Extracted entries →
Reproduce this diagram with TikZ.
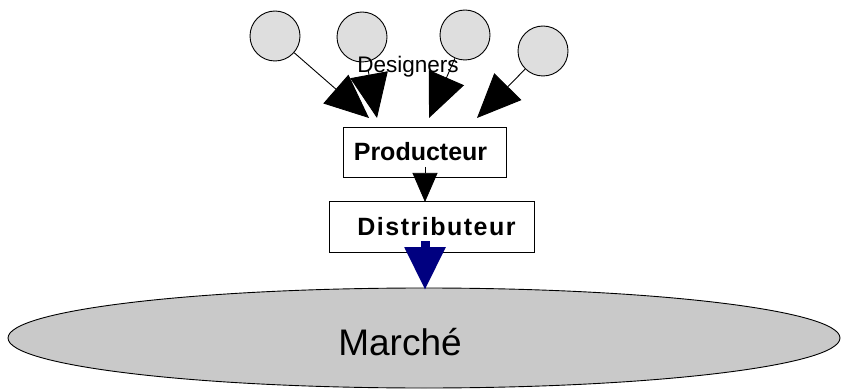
\documentclass[tikz,border=0pt]{standalone}
\usepackage{fontspec}
\setmainfont{Liberation Sans}
\usetikzlibrary{arrows.meta,shapes.geometric}
\definecolor{circfill}{HTML}{DEDEDE}
\definecolor{mktfill}{HTML}{C9C9C9}
\definecolor{navyblue}{HTML}{000080}
\tikzset{
  designer/.style={circle,draw=black,line width=0.9pt,fill=circfill,minimum size=50pt,inner sep=0pt},
  boxnode/.style={draw=black,line width=0.9pt,fill=white,inner sep=0pt,font=\fontsize{25}{27}\selectfont\bfseries},
  bigarrow/.style={line width=0.9pt,-{Triangle[length=44pt,width=38pt]}},
  midarrow/.style={line width=0.7pt,-{Triangle[length=29pt,width=25pt]}},
  bluearrow/.style={navyblue,line width=9pt,-{Triangle[length=43pt,width=39pt]}}
}
\begin{document}
\begin{tikzpicture}[x=1pt,y=-1pt]
\useasboundingbox (0,0) rectangle (843,390);
% market
\node[ellipse,draw=black,line width=0.9pt,fill=mktfill,minimum width=832pt,minimum height=100pt,inner sep=0pt] (market) at (424,338) {};
\node[font=\fontsize{37}{40}\selectfont,inner sep=0pt] (marche) at (400,342) {Marché};
% designers
\node[designer] (c1) at (275,36) {};
\node[designer] (c2) at (362,37) {};
\node[designer] (c3) at (465,35) {};
\node[designer] (c4) at (543,51) {};
\node[font=\fontsize{22.5}{24}\selectfont,inner sep=0pt] (designers) at (408,67) {Designers};
% boxes
\node[boxnode,minimum width=163pt,minimum height=50pt] (prod) at (424.5,152) {Producteur\kern8pt};
\node[boxnode,minimum width=205pt,minimum height=51pt] (dist) at (431.5,226.5) {\kern10pt\addfontfeature{LetterSpace=6}Distributeur};
% tip coordinates
\coordinate (t1) at (369,118);
\coordinate (t2) at (377,118);
\coordinate (t3) at (429,118);
\coordinate (t4) at (477,118);
\coordinate (ps) at (425,167);
\coordinate (pt) at (425,202);
\coordinate (bs) at (425,241);
\coordinate (bt) at (425,290);
% arrows
\draw[bigarrow] (c1) -- (t1);
\draw[bigarrow,shorten <=9pt] (c2) -- (t2);
\draw[bigarrow] (c3) -- (t3);
\draw[bigarrow] (c4) -- (t4);
\draw[midarrow] (ps) -- (pt);
\draw[bluearrow] (bs) -- (bt);
\end{tikzpicture}
\end{document}
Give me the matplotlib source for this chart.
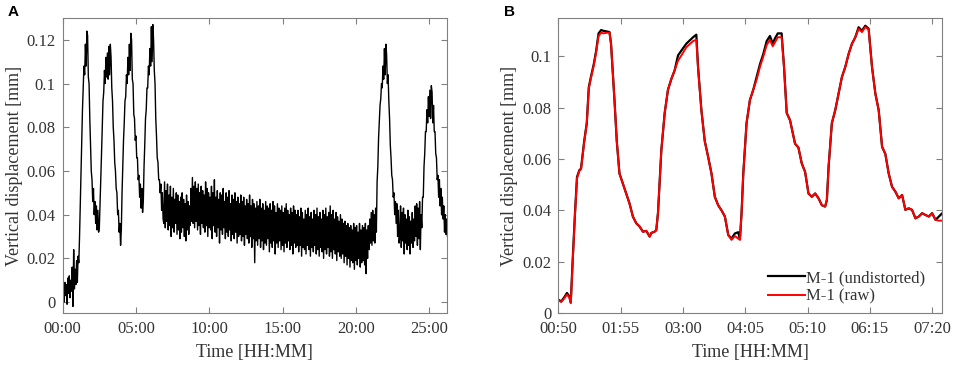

The request → Without including any pictures, print each record exactly.

Result below →
Reproduce this diagram with TikZ.
\documentclass[tikz,border=0pt]{standalone}
\usepackage{fontspec}
\setmainfont{Liberation Sans}
\usetikzlibrary{arrows.meta,shapes.geometric}
\definecolor{circfill}{HTML}{DEDEDE}
\definecolor{mktfill}{HTML}{C9C9C9}
\definecolor{navyblue}{HTML}{000080}
\tikzset{
  designer/.style={circle,draw=black,line width=0.9pt,fill=circfill,minimum size=50pt,inner sep=0pt},
  boxnode/.style={draw=black,line width=0.9pt,fill=white,inner sep=0pt,font=\fontsize{25}{27}\selectfont\bfseries},
  bigarrow/.style={line width=0.9pt,-{Triangle[length=44pt,width=38pt]}},
  midarrow/.style={line width=0.7pt,-{Triangle[length=29pt,width=25pt]}},
  bluearrow/.style={navyblue,line width=9pt,-{Triangle[length=43pt,width=39pt]}}
}
\begin{document}
\begin{tikzpicture}[x=1pt,y=-1pt]
\useasboundingbox (0,0) rectangle (843,390);
% market
\node[ellipse,draw=black,line width=0.9pt,fill=mktfill,minimum width=832pt,minimum height=100pt,inner sep=0pt] (market) at (424,338) {};
\node[font=\fontsize{37}{40}\selectfont,inner sep=0pt] (marche) at (400,342) {Marché};
% designers
\node[designer] (c1) at (275,36) {};
\node[designer] (c2) at (362,37) {};
\node[designer] (c3) at (465,35) {};
\node[designer] (c4) at (543,51) {};
\node[font=\fontsize{22.5}{24}\selectfont,inner sep=0pt] (designers) at (408,67) {Designers};
% boxes
\node[boxnode,minimum width=163pt,minimum height=50pt] (prod) at (424.5,152) {Producteur\kern8pt};
\node[boxnode,minimum width=205pt,minimum height=51pt] (dist) at (431.5,226.5) {\kern10pt\addfontfeature{LetterSpace=6}Distributeur};
% tip coordinates
\coordinate (t1) at (369,118);
\coordinate (t2) at (377,118);
\coordinate (t3) at (429,118);
\coordinate (t4) at (477,118);
\coordinate (ps) at (425,167);
\coordinate (pt) at (425,202);
\coordinate (bs) at (425,241);
\coordinate (bt) at (425,290);
% arrows
\draw[bigarrow] (c1) -- (t1);
\draw[bigarrow,shorten <=9pt] (c2) -- (t2);
\draw[bigarrow] (c3) -- (t3);
\draw[bigarrow] (c4) -- (t4);
\draw[midarrow] (ps) -- (pt);
\draw[bluearrow] (bs) -- (bt);
\end{tikzpicture}
\end{document}
Give me the matplotlib source for this chart.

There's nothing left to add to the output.